The deal makes a new proposal for how to deal with the complex issue of Jerusalem, both guaranteeing the city will not be divided, as it was before 1967, but allowing both Israel and the Palestinians to have a capital there. The Palestinian capital would be in eastern neighbourhoods already effectively separate from the city core.
This novel approach also extends to how the plan deals with settlements. While the diplomatic conventional wisdom had insisted that Israel must remove most or all settlements in the West Bank, this deal states that Israel “will not have to uproot any settlements, and will incorporate the vast majority of Israeli settlements into contiguous Israeli territory.” It explains that “Approximately 97% of Israelis in the West Bank will be incorporated into contiguous Israeli territory, and approximately 97% of Palestinians in the West Bank will be incorporated into contiguous Palestinian territory.” Land swaps compensate a Palestinian state for the territory subsumed by the settlements.
The plan does not remove any Israelis or Palestinians from their homes, which would have been politically and practically very difficult.
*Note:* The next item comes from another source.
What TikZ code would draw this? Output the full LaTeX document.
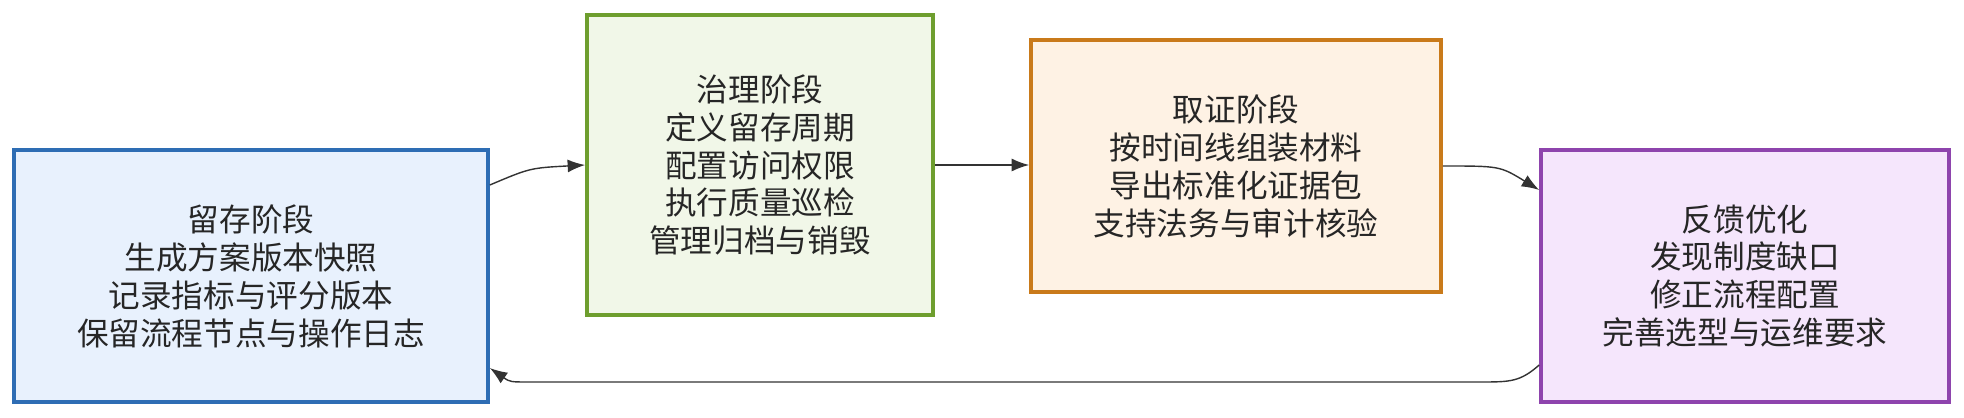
\documentclass[tikz,border=0pt]{standalone}
\usepackage{fontspec}
\setmainfont{Noto Sans CJK SC}
\usetikzlibrary{arrows.meta}
\definecolor{keepfill}{HTML}{E8F1FD}\definecolor{keepline}{HTML}{2E6DB4}
\definecolor{govfill}{HTML}{F1F7E8}\definecolor{govline}{HTML}{6E9E2E}
\definecolor{evifill}{HTML}{FEF2E4}\definecolor{eviline}{HTML}{C97A1A}
\definecolor{fbfill}{HTML}{F5E6FC}\definecolor{fbline}{HTML}{8E44AD}
\tikzset{
  stagebox/.style={draw=#1line, fill=#1fill, line width=2.1pt, align=center,
    font=\fontsize{18}{21.6}\selectfont, text=black!85, inner sep=0pt},
  flow/.style={-{Latex[length=3.5mm,width=2.6mm]}, line width=0.8pt, draw=black!80}
}
\begin{document}
\begin{tikzpicture}[x=0.02cm,y=-0.02cm]
  \useasboundingbox (0,0) rectangle (1964,418);
  % stages
  \node[stagebox=keep, minimum width=474*0.02cm, minimum height=252*0.02cm] (keep) at (251,276)
    {留存阶段\\生成方案版本快照\\记录指标与评分版本\\保留流程节点与操作日志};
  \node[stagebox=gov, minimum width=346*0.02cm, minimum height=300*0.02cm] (gov) at (760,165)
    {治理阶段\\定义留存周期\\配置访问权限\\执行质量巡检\\管理归档与销毁};
  \node[stagebox=evi, minimum width=410*0.02cm, minimum height=252*0.02cm] (evi) at (1236,166)
    {取证阶段\\按时间线组装材料\\导出标准化证据包\\支持法务与审计核验};
  \node[stagebox=fb, minimum width=408*0.02cm, minimum height=252*0.02cm] (fb) at (1745,276)
    {反馈优化\\发现制度缺口\\修正流程配置\\完善选型与运维要求};
  % connectors
  \draw[flow] (keep.east |- 0,185) .. controls (530,168) .. (gov.west |- 0,165);
  \draw[flow] (gov.east |- 0,165) -- (evi.west |- 0,165);
  \draw[flow] (evi.east |- 0,166) .. controls (1500,166) .. (fb.west |- 0,190);
  \draw[flow] (fb.west |- 0,365) .. controls (1520,382) and (1510,382) .. (1480,382)
    -- (530,382) .. controls (510,382) .. (keep.east |- 0,368);
\end{tikzpicture}
\end{document}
While the deal is sympathetic to Israel’s security concerns it does offer the Palestinians a realistic basis for Palestinian statehood, with good economic prospects, that is in arm’s reach. An Economic Framework (released at the Bahrain Conference in 2019) promises US$50 billion in economic investment with the aim of creating a million jobs and reducing Palestinian poverty by 50%, and Palestinians also acquire a land corridor connecting the West Bank and Gaza, access to Israeli ports, various free trade zones and the opportunity to become a “start-up” Palestinian nation.
However, the deal has some overwhelming obstacles to implementation in the short term, not least its calls for the demilitarisation of the Gaza Strip. Hamas has no intention of demilitarising and the PA has no power in the strip to force it to. The deal also calls for the PA to stop incitement and paying salaries to Palestinian prisoners convicted of terror attacks – something it has repeatedly refused to do so despite strong international pressure, including funding cuts.
The Palestinian leadership needs to be encouraged, or if necessary, pressured, to return to the table to directly negotiate with a willing Israel the details in the plan, rather than wait for something better or a new US President. The Trump proposal, less generous territorially than past offers, demonstrates that their historic rejections will have real enduring costs in the long term for Palestinian interests.
Furthermore, while the PA has previously relied on support from the Sunni Arab world, many of these states while still sympathetic to the Palestinian cause are today focused on the Iranian threat, and also see Israel as a potential ally.
The US deal’s announcement was encouragingly attended by Ambassadors from Oman, the UAE and Bahrain. Moreover, both Egypt and Saudi Arabia have expressed openness to further exploring the deal as a way forward.
The Palestinians need to recognise the winds of change blowing through the region and embrace this olive branch while it’s available.